[Records from a dataset]
= = =

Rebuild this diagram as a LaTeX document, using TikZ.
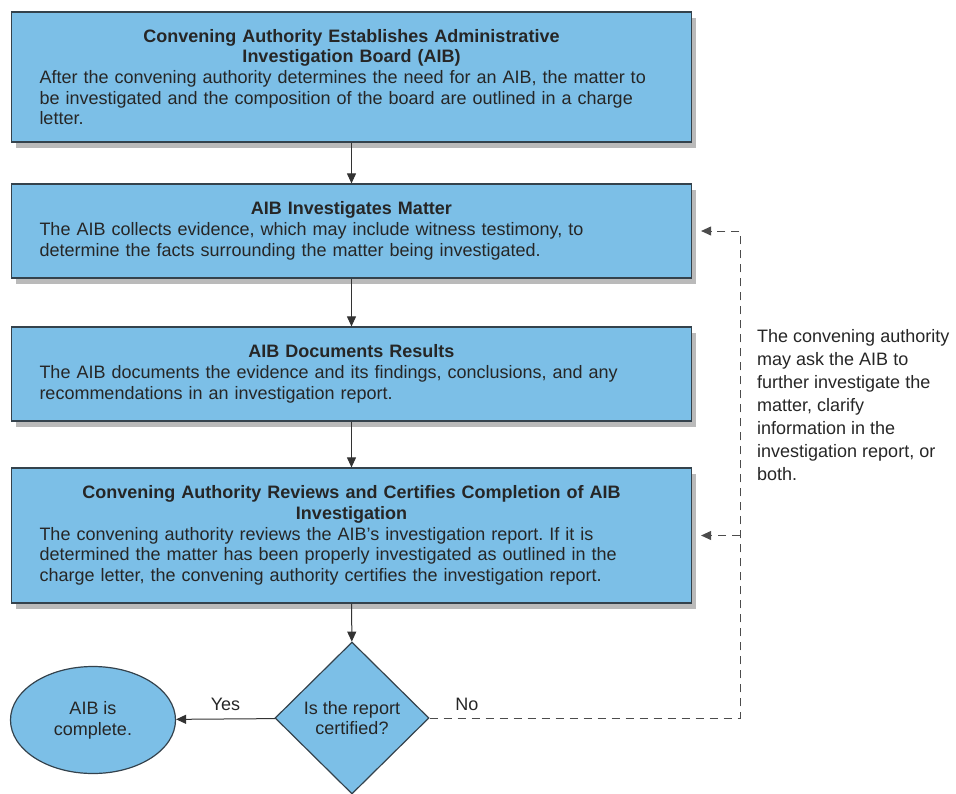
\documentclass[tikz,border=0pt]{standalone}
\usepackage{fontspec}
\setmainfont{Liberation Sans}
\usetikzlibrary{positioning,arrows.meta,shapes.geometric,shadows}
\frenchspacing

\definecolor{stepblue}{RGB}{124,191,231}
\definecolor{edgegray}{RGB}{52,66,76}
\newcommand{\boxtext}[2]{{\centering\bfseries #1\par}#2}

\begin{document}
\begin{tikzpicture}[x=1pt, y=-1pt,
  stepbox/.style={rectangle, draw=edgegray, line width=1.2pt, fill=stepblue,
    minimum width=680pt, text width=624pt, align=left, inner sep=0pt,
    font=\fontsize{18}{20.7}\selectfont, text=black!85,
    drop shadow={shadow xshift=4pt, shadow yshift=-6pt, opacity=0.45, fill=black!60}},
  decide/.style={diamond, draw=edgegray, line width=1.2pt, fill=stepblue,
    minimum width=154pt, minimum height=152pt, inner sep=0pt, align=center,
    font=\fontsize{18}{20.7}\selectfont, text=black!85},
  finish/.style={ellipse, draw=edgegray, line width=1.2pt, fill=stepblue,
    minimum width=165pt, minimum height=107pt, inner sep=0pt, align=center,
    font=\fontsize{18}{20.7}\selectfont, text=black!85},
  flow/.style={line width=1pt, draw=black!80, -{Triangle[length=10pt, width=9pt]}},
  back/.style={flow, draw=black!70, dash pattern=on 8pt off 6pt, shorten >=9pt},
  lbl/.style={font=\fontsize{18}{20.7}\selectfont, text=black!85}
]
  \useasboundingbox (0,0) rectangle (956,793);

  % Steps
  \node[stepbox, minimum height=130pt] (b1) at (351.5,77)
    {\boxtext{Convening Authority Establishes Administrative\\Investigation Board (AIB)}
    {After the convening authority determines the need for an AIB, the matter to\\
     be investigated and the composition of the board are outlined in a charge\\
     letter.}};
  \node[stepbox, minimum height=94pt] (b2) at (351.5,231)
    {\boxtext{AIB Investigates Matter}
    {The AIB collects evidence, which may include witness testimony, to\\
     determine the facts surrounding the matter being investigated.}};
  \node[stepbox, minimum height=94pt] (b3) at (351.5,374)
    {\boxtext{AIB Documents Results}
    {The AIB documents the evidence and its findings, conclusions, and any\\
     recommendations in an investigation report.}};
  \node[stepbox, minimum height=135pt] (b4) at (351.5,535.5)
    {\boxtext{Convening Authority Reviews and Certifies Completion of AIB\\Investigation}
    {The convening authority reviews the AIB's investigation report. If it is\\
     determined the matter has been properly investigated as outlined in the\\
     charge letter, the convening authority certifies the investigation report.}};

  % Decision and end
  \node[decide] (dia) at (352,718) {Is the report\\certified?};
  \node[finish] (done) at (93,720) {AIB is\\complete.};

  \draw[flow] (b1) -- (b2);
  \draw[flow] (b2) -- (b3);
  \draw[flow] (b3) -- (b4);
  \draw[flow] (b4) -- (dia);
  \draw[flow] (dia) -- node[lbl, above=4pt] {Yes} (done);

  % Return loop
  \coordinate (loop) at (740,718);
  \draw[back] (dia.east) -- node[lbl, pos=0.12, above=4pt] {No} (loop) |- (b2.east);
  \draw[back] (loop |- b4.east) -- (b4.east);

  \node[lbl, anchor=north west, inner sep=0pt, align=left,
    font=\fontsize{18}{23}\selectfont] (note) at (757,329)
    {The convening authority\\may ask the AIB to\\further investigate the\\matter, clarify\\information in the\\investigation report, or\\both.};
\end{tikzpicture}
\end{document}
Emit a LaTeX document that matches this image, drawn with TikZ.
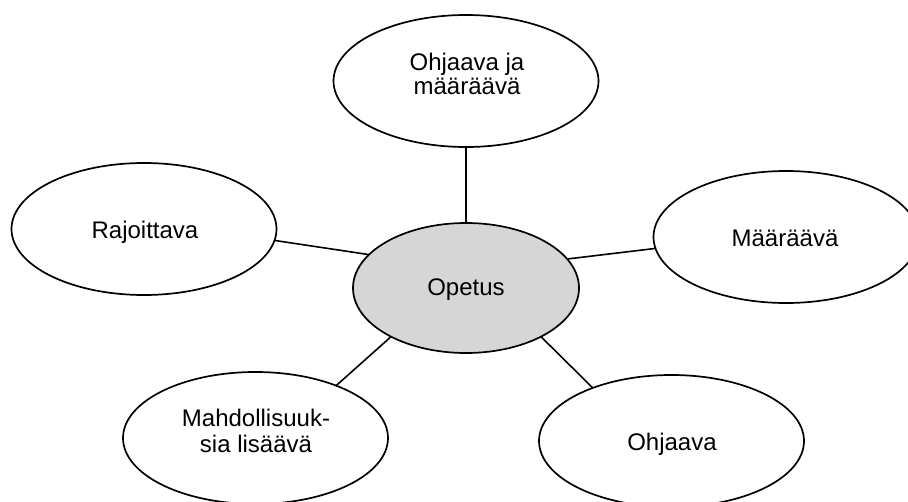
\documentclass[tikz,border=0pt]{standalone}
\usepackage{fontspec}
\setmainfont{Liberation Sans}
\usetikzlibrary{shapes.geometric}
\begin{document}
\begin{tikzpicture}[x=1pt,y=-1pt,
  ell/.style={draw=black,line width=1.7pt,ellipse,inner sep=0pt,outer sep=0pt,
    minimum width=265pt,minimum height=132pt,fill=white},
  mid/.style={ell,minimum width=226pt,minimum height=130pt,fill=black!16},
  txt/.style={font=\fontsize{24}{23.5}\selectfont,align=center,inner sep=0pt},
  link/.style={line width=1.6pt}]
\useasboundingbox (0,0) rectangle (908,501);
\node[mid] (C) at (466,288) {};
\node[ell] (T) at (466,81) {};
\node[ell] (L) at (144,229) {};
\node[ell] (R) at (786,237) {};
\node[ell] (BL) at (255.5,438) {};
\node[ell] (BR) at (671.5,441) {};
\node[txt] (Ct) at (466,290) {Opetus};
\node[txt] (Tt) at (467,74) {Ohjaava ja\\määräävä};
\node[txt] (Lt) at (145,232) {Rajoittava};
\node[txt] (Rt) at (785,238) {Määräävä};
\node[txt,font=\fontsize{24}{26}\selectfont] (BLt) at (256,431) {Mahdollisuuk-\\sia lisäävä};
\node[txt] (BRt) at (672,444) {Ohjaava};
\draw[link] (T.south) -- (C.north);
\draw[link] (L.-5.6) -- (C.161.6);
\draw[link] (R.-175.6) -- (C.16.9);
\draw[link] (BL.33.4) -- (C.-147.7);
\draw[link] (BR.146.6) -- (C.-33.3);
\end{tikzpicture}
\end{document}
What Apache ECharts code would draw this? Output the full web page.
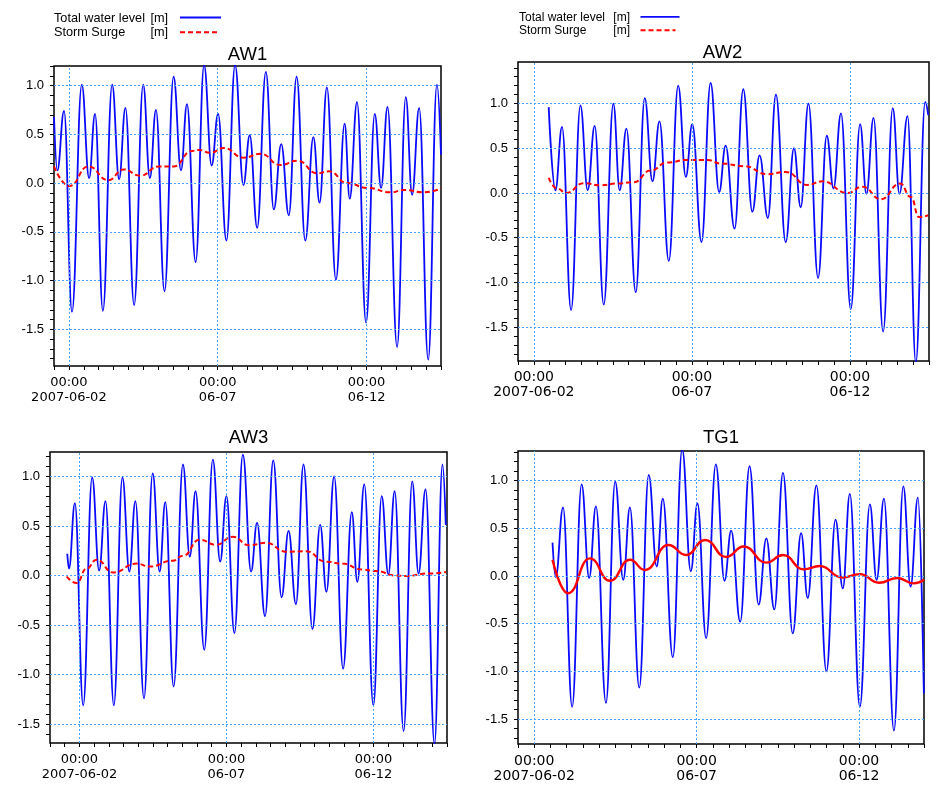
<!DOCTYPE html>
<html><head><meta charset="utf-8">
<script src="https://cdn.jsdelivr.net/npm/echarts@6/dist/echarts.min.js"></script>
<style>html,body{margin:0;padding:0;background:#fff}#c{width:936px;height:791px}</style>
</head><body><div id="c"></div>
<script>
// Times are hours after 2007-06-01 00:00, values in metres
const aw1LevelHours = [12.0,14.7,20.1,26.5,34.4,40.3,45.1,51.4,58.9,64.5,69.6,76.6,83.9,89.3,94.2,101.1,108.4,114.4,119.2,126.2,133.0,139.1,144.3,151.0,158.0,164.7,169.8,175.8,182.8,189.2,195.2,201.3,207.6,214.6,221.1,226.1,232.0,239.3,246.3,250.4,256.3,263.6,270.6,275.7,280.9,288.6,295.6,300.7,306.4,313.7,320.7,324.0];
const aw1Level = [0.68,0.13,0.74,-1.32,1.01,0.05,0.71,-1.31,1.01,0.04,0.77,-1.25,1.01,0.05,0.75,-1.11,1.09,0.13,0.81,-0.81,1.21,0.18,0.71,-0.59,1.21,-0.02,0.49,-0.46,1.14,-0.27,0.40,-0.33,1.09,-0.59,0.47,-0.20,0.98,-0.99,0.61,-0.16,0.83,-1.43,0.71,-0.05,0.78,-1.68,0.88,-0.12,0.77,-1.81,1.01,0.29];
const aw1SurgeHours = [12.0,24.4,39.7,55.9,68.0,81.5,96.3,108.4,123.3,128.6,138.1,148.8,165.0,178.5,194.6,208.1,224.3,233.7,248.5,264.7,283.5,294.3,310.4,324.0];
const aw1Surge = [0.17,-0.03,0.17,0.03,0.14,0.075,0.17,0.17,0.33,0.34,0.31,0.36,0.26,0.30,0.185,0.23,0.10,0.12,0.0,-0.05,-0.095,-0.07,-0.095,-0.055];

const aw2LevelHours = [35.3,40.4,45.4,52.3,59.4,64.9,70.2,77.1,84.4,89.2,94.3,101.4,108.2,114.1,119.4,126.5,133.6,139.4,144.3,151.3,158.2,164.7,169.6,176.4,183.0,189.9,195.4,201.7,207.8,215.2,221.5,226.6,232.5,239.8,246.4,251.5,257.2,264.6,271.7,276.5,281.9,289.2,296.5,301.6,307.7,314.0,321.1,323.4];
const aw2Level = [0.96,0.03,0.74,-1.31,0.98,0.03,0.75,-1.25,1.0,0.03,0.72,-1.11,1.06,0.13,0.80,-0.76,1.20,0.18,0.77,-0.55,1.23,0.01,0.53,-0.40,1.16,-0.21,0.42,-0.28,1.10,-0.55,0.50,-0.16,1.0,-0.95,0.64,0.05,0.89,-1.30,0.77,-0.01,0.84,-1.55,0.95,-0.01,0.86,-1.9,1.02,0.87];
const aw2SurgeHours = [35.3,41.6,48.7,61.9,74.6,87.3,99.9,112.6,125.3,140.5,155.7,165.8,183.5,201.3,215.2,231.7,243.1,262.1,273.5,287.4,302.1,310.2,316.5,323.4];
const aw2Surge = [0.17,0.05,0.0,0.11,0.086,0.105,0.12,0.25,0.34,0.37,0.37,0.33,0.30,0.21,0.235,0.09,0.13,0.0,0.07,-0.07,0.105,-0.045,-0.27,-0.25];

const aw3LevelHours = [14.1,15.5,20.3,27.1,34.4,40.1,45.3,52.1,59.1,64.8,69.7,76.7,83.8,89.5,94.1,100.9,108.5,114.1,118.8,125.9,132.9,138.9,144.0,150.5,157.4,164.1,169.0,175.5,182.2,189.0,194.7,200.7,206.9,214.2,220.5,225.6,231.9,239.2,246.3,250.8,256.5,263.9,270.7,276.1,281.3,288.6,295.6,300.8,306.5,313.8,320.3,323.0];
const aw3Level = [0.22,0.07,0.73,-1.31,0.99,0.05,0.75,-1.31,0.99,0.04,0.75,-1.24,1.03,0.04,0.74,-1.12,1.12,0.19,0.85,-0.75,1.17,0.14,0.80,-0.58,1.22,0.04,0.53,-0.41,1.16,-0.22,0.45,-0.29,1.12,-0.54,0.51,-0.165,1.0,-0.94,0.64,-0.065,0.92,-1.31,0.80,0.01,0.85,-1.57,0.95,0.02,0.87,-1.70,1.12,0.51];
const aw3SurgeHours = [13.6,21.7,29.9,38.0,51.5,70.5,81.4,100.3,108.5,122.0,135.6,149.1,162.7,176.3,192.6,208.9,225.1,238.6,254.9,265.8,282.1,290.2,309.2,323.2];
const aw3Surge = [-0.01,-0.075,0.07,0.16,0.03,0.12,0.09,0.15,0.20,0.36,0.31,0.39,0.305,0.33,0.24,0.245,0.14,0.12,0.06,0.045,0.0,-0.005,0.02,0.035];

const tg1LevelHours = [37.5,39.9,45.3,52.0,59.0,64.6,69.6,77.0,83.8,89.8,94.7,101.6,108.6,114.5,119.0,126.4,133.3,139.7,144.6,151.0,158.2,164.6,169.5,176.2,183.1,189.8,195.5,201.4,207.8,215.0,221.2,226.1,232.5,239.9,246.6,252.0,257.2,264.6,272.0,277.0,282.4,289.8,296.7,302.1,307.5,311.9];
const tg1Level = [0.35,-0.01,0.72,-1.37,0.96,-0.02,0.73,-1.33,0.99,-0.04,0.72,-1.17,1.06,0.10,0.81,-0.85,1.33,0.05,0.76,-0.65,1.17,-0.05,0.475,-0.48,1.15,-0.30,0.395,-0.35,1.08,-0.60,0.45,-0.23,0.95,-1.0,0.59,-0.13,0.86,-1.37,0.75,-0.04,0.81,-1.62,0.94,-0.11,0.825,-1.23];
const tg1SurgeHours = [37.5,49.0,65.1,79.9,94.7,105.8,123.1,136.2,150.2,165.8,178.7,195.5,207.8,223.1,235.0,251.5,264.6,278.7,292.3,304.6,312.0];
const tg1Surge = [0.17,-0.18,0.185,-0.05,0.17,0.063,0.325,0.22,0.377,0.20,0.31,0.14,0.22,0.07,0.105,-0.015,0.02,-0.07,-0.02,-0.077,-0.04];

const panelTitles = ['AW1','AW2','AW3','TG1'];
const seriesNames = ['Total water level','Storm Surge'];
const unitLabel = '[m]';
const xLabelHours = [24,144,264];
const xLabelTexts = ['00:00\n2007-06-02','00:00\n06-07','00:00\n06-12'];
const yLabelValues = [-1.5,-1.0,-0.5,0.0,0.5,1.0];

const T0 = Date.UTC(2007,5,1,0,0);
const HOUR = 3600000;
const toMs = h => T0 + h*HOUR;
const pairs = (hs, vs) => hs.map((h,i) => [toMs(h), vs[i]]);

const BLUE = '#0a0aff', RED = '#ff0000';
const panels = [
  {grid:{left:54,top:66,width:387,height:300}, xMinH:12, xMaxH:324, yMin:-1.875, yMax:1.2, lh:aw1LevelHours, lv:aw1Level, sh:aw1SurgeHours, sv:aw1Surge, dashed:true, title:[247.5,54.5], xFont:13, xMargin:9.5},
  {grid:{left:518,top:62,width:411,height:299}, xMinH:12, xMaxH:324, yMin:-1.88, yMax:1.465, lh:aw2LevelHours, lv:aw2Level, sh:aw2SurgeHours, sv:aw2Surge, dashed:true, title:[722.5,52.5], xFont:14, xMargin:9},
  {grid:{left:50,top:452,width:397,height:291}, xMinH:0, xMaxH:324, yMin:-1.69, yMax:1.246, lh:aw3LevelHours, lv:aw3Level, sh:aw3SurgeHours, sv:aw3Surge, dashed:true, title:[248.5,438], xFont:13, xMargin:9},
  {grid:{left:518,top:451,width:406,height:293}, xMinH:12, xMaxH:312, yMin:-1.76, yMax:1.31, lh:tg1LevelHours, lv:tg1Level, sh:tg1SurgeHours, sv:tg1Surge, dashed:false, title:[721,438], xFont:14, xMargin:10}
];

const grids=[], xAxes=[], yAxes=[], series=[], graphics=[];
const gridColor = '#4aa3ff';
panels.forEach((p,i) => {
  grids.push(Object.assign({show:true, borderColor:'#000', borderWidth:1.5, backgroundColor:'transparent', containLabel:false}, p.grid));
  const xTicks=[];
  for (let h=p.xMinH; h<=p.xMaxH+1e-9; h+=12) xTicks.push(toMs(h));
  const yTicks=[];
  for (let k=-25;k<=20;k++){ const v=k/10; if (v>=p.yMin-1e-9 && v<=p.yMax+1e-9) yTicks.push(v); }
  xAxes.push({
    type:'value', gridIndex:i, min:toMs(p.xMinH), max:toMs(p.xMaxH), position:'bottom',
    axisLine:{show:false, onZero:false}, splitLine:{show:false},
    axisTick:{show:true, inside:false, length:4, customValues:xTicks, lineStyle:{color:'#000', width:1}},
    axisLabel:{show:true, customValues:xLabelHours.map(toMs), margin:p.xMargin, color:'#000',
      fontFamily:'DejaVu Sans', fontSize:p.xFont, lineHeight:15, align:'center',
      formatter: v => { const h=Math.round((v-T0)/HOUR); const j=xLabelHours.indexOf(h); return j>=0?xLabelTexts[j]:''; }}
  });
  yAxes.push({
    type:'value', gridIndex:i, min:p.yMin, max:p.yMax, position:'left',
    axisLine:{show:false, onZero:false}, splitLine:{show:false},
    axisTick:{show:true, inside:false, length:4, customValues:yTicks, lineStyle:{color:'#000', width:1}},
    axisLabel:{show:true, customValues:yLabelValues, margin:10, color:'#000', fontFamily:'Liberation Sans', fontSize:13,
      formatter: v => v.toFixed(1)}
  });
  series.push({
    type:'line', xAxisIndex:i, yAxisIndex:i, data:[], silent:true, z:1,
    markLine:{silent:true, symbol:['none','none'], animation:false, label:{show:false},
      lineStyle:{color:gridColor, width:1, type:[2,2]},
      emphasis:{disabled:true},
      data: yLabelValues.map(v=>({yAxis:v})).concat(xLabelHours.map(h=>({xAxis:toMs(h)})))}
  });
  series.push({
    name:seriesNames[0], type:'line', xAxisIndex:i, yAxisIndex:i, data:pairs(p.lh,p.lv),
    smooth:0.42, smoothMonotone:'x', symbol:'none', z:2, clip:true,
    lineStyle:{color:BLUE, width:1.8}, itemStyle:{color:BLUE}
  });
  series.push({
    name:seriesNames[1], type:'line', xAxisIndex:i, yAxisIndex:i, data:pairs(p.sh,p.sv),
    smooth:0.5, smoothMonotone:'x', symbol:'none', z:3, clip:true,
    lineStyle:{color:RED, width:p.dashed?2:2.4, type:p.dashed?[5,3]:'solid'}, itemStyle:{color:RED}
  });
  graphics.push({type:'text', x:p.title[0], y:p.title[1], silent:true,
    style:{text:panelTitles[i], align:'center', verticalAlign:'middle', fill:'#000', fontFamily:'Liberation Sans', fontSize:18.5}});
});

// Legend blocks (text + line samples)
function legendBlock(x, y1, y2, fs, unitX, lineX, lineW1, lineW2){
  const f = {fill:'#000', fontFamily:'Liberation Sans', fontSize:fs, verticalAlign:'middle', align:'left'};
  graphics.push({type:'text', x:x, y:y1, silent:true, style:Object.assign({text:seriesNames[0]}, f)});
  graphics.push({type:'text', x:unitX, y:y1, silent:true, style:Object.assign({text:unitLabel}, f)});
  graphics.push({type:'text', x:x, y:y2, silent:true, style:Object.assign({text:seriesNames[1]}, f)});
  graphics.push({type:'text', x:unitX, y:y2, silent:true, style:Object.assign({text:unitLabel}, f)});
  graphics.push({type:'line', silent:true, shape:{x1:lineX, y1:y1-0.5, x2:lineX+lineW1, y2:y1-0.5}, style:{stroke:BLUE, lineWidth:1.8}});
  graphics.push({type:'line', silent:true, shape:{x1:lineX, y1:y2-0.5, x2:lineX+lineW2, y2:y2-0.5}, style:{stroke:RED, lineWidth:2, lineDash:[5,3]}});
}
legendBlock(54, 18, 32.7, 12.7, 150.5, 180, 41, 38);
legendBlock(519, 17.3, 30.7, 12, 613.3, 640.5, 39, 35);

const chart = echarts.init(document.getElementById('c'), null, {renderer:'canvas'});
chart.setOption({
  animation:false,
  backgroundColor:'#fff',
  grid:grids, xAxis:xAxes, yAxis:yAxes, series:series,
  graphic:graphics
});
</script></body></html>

= = =

* _Goal_
Gather and return every line that holds the string "this".

* _The completed task_
Rebuild this diagram as a LaTeX document, using TikZ.
Emit a LaTeX document that matches this image, drawn with TikZ.
What Apache ECharts code would draw this? Output the full web page.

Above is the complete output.